In November, Ruth's press agent arranged to hold a private dinner for the New York baseball writers so he could get a little positive coverage. He admitted he had had a rough year:

"Listen, boys. I know I didn't knock as many home runs as people expected last season nor as many as I expected myself. Maybe it was my own fault. I'm not going to fight with anyone who looks at it that way. I'm only going to say this… I'm going to try to keep my head up and my stomach down, and I'm not kiddin' anybody when I say it, either. I'm going to work hard all winter. I'll be back next spring in the best shape I can and I'm going to swing at that old ball from the heels up every time it comes within reach. If I hit them you can do the counting. If I don't, it won't be for lack of trying."

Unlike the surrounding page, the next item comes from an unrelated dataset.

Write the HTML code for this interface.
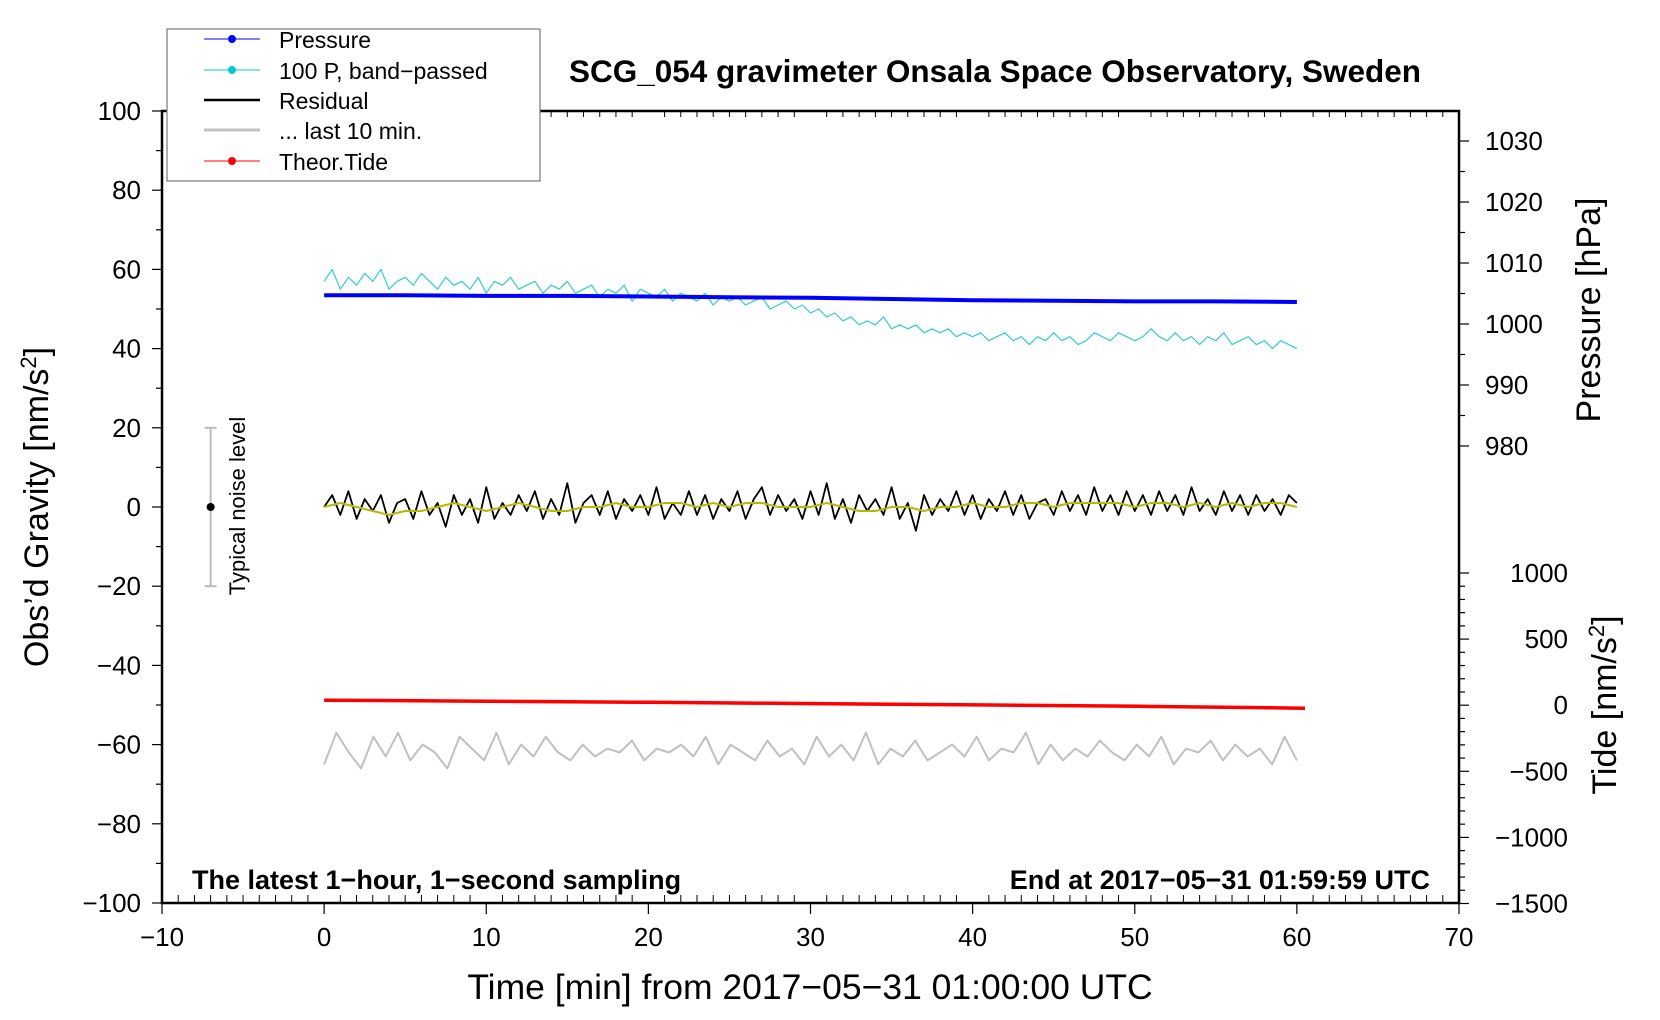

He also promised that he had had his last drink until the next October. He opened the floor to questions. State senator Jimmy Walker, soon to be the highly controversial mayor of New York, stood up. "Babe," he said, "a kid just stopped me on the street and asked me for a dime. He wanted to make up a quarter and buy a Babe Ruth cap. Don't you think you owe something to that kid and others like him?" He implored Ruth to keep "those dirty-faced kids" in mind. "Are you going to keep on letting those little kids down?"

Ruth wept openly.

And Ruth was, if not perfect from then on, vastly improved. With the exception of 1925, when a still-mysterious illness sidelined him for 56 games and cut his production, Ruth was the star everyone expected him to be until age caught up to him in the early 1930s. Still, you pay a price. Ruth wanted to manage, because baseball really was his whole life. He didn't get to. The cliché, repeated everywhere, was that "Ruth couldn't manage himself, so why would you trust him to manage anyone else?" It doesn't make a whole lot of sense, but it stuck, just as surely as the memories of his 1922 did. It takes a great man to show us how to lose that badly.